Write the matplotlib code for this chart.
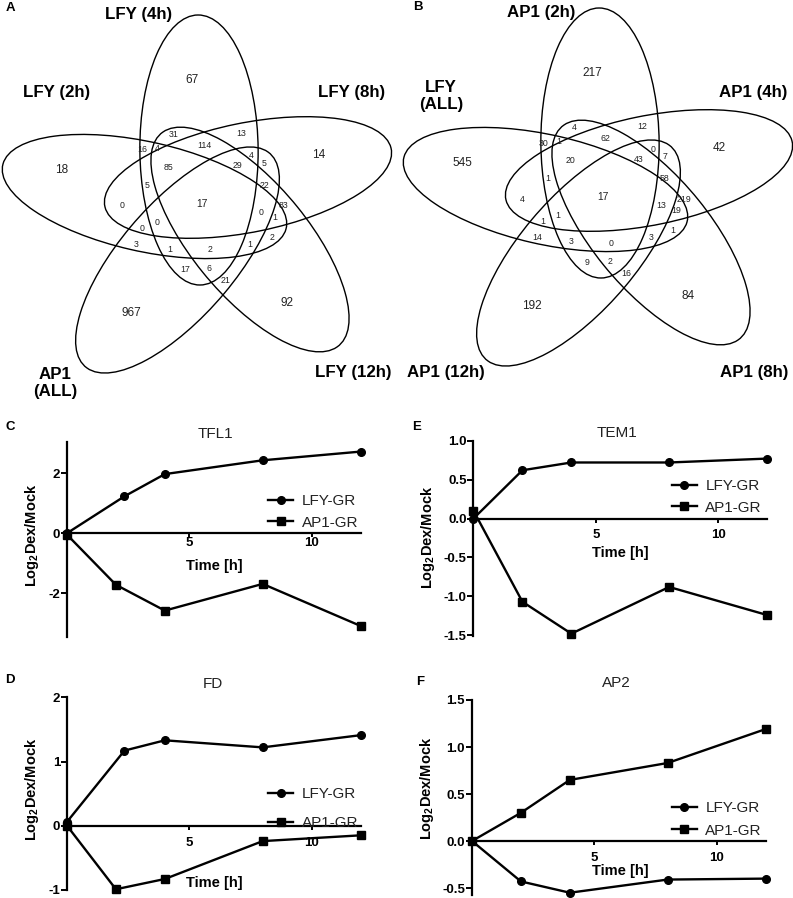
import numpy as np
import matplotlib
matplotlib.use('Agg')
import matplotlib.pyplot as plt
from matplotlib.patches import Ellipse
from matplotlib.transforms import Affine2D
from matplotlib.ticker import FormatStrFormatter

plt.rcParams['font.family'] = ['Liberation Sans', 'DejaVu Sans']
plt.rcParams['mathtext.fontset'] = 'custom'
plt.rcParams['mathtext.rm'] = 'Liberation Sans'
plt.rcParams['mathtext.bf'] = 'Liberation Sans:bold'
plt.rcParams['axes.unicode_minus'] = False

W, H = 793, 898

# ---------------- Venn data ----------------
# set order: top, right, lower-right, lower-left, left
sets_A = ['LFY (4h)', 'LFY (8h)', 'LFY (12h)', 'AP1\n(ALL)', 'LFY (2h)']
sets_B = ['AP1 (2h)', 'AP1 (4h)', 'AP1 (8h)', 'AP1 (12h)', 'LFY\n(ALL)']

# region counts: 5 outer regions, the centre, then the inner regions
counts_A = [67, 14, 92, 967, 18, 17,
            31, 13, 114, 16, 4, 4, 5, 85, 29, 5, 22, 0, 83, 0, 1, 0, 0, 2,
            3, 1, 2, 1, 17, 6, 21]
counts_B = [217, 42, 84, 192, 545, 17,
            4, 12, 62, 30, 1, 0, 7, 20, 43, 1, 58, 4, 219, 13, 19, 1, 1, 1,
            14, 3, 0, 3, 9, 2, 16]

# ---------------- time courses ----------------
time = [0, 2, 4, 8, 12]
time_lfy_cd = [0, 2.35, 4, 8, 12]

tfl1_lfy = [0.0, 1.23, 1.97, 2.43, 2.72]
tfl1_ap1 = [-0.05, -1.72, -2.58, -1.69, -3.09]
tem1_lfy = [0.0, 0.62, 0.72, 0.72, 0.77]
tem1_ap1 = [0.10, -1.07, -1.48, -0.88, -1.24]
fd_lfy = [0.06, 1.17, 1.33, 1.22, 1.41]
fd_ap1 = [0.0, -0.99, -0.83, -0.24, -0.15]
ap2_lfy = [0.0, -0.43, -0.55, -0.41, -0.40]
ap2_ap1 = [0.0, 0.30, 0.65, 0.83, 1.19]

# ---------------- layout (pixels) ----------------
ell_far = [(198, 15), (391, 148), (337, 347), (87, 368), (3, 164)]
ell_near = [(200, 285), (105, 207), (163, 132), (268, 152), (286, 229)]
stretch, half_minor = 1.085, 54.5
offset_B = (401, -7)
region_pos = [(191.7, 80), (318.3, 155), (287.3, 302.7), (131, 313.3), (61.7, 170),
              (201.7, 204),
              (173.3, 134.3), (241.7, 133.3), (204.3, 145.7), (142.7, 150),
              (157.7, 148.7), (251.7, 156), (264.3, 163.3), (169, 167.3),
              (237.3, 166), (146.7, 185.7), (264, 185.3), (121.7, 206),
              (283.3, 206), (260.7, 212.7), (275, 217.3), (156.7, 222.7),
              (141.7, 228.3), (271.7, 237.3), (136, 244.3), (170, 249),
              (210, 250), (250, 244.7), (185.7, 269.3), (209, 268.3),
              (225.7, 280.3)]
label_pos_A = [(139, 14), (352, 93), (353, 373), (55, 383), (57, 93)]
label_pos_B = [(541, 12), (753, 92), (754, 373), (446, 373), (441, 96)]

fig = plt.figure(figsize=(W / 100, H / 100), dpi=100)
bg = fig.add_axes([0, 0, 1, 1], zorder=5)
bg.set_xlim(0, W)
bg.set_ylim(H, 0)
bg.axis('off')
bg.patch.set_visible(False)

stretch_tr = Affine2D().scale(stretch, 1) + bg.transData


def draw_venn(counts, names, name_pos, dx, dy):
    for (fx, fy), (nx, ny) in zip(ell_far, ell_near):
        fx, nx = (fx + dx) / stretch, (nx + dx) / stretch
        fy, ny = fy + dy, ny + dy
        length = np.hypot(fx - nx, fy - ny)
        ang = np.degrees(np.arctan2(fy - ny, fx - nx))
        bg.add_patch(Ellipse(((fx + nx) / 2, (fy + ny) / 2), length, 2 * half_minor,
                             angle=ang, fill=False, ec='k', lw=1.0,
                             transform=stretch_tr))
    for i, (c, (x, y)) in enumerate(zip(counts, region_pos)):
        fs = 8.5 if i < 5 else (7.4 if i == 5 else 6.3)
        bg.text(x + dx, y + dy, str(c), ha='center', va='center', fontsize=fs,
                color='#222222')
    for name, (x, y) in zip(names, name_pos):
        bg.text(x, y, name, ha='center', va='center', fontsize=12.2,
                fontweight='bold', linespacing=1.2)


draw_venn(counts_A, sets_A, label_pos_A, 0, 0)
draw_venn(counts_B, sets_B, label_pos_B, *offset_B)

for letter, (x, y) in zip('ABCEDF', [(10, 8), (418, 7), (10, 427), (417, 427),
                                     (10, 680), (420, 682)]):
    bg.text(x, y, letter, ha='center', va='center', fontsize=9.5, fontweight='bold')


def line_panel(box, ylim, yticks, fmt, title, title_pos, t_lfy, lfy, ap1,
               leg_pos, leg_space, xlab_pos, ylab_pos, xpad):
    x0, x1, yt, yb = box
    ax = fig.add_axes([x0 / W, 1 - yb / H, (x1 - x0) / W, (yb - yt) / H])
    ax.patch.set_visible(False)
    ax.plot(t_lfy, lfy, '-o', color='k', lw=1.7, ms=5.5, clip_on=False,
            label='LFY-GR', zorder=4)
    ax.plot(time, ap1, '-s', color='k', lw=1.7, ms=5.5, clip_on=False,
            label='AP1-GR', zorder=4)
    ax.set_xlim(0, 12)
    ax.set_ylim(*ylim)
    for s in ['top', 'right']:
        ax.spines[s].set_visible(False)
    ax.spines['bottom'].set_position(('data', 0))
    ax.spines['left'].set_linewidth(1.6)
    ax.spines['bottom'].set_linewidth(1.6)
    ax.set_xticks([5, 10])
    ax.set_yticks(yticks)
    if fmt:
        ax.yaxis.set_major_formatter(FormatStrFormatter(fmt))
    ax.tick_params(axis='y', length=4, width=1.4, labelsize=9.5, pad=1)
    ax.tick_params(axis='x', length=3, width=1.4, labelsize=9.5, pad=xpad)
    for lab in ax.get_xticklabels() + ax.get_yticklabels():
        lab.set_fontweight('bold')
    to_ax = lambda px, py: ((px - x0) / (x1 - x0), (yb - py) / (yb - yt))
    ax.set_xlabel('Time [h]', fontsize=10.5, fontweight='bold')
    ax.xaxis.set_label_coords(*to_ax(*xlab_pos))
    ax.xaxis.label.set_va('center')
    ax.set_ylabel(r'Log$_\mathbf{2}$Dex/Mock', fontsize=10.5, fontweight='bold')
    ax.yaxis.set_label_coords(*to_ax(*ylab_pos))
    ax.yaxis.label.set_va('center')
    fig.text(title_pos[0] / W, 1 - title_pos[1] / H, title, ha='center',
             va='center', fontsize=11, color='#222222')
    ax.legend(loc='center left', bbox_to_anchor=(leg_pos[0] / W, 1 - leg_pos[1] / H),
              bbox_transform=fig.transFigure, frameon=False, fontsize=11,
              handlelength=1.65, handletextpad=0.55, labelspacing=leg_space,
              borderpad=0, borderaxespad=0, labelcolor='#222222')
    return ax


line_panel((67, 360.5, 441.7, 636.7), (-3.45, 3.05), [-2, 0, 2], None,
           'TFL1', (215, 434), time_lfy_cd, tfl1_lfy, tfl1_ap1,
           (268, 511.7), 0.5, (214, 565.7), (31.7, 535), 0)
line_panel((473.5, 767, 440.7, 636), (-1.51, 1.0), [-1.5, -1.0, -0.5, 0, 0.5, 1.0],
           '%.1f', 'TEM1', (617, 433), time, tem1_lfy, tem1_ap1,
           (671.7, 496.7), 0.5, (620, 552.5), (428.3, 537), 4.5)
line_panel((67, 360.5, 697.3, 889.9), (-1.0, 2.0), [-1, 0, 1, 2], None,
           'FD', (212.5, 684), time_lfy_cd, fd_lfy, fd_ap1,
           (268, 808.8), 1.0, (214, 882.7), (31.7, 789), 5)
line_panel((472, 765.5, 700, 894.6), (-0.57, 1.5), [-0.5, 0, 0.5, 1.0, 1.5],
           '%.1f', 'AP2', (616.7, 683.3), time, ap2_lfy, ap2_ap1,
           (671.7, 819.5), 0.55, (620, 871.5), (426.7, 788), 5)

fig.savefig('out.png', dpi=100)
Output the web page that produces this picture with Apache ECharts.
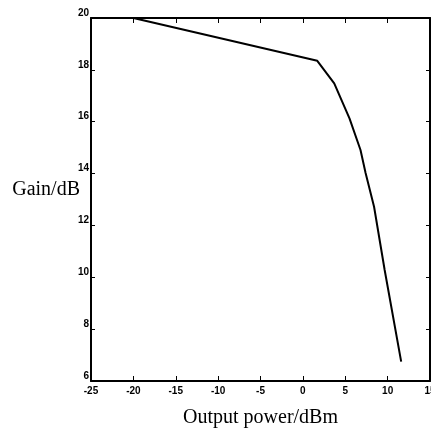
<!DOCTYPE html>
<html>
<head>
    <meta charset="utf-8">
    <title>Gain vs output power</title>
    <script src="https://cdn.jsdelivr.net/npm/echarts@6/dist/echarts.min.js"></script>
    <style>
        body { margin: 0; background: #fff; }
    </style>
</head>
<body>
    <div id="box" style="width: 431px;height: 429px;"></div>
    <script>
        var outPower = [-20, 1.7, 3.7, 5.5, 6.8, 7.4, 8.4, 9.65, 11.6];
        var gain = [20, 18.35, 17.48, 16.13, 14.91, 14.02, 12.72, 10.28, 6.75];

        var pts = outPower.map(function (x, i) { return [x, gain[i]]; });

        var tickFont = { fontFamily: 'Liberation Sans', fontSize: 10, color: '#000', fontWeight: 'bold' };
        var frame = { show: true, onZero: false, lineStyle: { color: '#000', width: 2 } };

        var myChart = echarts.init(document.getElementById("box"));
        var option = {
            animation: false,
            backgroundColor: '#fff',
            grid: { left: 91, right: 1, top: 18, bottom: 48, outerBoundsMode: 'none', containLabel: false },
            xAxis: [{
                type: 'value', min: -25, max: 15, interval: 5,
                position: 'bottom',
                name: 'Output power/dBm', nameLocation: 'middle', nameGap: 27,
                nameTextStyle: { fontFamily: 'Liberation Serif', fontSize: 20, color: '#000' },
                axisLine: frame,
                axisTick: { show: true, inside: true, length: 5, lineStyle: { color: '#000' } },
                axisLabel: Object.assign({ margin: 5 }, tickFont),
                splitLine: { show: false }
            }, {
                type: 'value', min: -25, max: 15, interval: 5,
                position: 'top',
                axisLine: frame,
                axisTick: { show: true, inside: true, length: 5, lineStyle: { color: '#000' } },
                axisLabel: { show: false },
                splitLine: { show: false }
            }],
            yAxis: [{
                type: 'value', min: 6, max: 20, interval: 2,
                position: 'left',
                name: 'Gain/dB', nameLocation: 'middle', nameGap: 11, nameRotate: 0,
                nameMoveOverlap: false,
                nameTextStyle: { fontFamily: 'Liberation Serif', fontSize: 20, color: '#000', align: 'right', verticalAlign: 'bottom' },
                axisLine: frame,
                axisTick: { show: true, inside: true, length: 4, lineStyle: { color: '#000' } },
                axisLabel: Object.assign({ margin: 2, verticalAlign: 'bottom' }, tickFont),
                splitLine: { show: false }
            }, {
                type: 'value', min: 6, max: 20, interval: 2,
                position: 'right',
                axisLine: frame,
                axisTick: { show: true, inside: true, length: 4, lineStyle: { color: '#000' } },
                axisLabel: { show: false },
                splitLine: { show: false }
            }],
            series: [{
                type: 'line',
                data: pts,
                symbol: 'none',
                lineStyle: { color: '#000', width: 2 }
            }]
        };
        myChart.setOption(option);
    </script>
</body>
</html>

++++

### Exercise task
Extract every line containing the string "picture" from the material.

### Result of the task
Output the web page that produces this picture with Apache ECharts.

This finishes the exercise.